Отдохнув вместе с нею, он начинал отдыхать и со мной. Воскресными утрами папа брал меня в церковь, а потом мы заходили в маленькую пекарню за пирогами. Вернувшись домой, он садился у камина, попыхивая трубкой, и смотрел вестерны с Джоном Уэйном. Однако он никогда не досматривал фильм до конца, а задремывал, удобно откинувшись на диване. Я не возражала. Мне было сладко сидеть рядом с ним, просто вглядываясь в его лицо. В моей памяти эти моменты столь же драгоценные, сколь и редкие.

Это чувство близости исчезало, едва он уезжал. Дни сразу становились мрачными, поскольку мы знали, что пройдет по крайней мере еще месяц, прежде чем он вернется. Мама запиралась в своей комнате, как (по ее собственным словам) «монахиня-затворница», а я шла к кукольному домику и уводила фигурку папы прочь по дорожке. Как бы я ни пыталась поддерживать жизнерадостную атмосферу, мне никогда не удавалось заполнить вакуум.
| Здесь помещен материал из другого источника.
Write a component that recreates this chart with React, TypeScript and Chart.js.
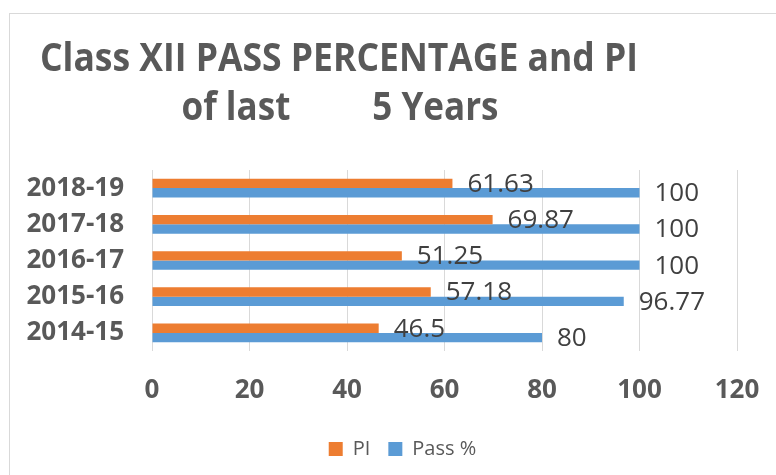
import React, { useEffect, useRef } from "react";
import { Chart, registerables } from "chart.js";

Chart.register(...registerables);

const CATEGORIES = ["2018-19", "2017-18", "2016-17", "2015-16", "2014-15"];
const PI_VALUES = [61.63, 69.87, 51.25, 57.18, 46.5];
const PASS_VALUES = [100, 100, 100, 96.77, 80];
const SERIES_NAMES = ["PI", "Pass %"];
const SERIES_COLORS = ["#ED7D31", "#5B9BD5"];
const X_MIN = 0;
const X_MAX = 120;
const X_STEP = 20;
const TITLE_LINES = ["Class XII PASS PERCENTAGE and PI", "of last         5 Years"];

const FONT = "'Open Sans', 'DejaVu Sans', sans-serif";

const titlePlugin = {
  id: "twoLineTitle",
  afterDraw(chart: any) {
    const ctx = chart.ctx;
    ctx.save();
    ctx.fillStyle = "#595959";
    ctx.font = `bold 39px ${FONT}`;
    ctx.textAlign = "center";
    ctx.textBaseline = "alphabetic";
    ctx.fillText(TITLE_LINES[0], 339, 71, 598);
    ctx.fillText(TITLE_LINES[1], 340, 120, 317);
    ctx.restore();
  },
};

const valueLabelPlugin = {
  id: "valueLabels",
  afterDatasetsDraw(chart: any) {
    const ctx = chart.ctx;
    ctx.save();
    ctx.font = `26px ${FONT}`;
    ctx.fillStyle = "#404040";
    ctx.textAlign = "left";
    ctx.textBaseline = "middle";
    chart.data.datasets.forEach((ds: any, di: number) => {
      const meta = chart.getDatasetMeta(di);
      meta.data.forEach((bar: any, i: number) => {
        ctx.fillText(String(ds.data[i]), bar.x + 15, bar.y + 1);
      });
    });
    ctx.restore();
  },
};

const legendShiftPlugin = {
  id: "legendShift",
  afterLayout(chart: any) {
    const lg = chart.legend;
    if (lg) {
      lg.left += 34;
      lg.right += 34;
    }
  },
};

export default function App() {
  const ref = useRef<HTMLCanvasElement>(null);

  useEffect(() => {
    if (!ref.current) return;
    const chart = new Chart(ref.current, {
      type: "bar",
      data: {
        labels: CATEGORIES,
        datasets: [
          {
            label: SERIES_NAMES[0],
            data: PI_VALUES,
            backgroundColor: SERIES_COLORS[0],
            barPercentage: 1,
            categoryPercentage: 0.516,
          },
          {
            label: SERIES_NAMES[1],
            data: PASS_VALUES,
            backgroundColor: SERIES_COLORS[1],
            barPercentage: 1,
            categoryPercentage: 0.516,
          },
        ],
      },
      options: {
        indexAxis: "y",
        responsive: false,
        animation: false,
        devicePixelRatio: 1,
        layout: { padding: { top: 170, right: 39, left: 0, bottom: 6 } },
        plugins: {
          title: { display: false },
          tooltip: { enabled: false },
          legend: {
            display: true,
            position: "bottom",
            labels: {
              boxWidth: 14,
              boxHeight: 14,
              padding: 18,
              color: "#595959",
              font: { family: FONT, size: 20 },
            },
          },
        },
        scales: {
          x: {
            min: X_MIN,
            max: X_MAX,
            ticks: {
              stepSize: X_STEP,
              padding: 24,
              color: "#595959",
              font: { family: FONT, size: 26, weight: "bold" },
            },
            grid: { color: "#d9d9d9", lineWidth: 1, drawTicks: false },
            border: { display: false },
            afterFit: (scale: any) => {
              scale.height = 70;
              scale.paddingLeft = 0;
              scale.paddingRight = 0;
            },
          },
          y: {
            ticks: {
              padding: 28,
              color: "#595959",
              font: { family: FONT, size: 26, weight: "bold" },
            },
            grid: { display: false, drawTicks: false },
            border: { display: false },
            afterFit: (scale: any) => {
              scale.width = 152;
              scale.paddingTop = 0;
              scale.paddingBottom = 0;
            },
          },
        },
      },
      plugins: [valueLabelPlugin, titlePlugin, legendShiftPlugin],
    });
    return () => chart.destroy();
  }, []);

  return (
    <div style={{ position: "absolute", left: 0, top: 0, width: 776, height: 475, overflow: "hidden", background: "#fff" }}>
      <div
        style={{
          position: "absolute",
          left: 9,
          top: 13,
          width: 900,
          height: 600,
          border: "1px solid #d9d9d9",
        }}
      />
      <canvas ref={ref} width={776} height={475} style={{ position: "absolute", left: 0, top: 0 }} />
    </div>
  );
}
Без отцовской привязанности моя мать увядала, как заброшенное растение. Когда я возвращалась в школу, в доме становилось так тихо, что она слышала собственное дыхание. Как и я, она жила ради его приездов. Как и я, она могла кормиться одними воспоминаниями. «Я скоро вернусь!» — кричал он, всякий раз весело махая рукой на прощание. В глубине души я знала, что отец сдержит слово, и он любит меня, что бы ни случилось.

Моя мать, казалось, не была в этом уверена и еще глубже уходила в себя. Вскоре отец снова стал тревожиться за ее душевное здоровье. После одного совместного уик-энда, когда она казалась особенно потерянной, он нашел решение:

— Если бы Патрисия перешла на полный пансион, ты могла бы ездить со мной.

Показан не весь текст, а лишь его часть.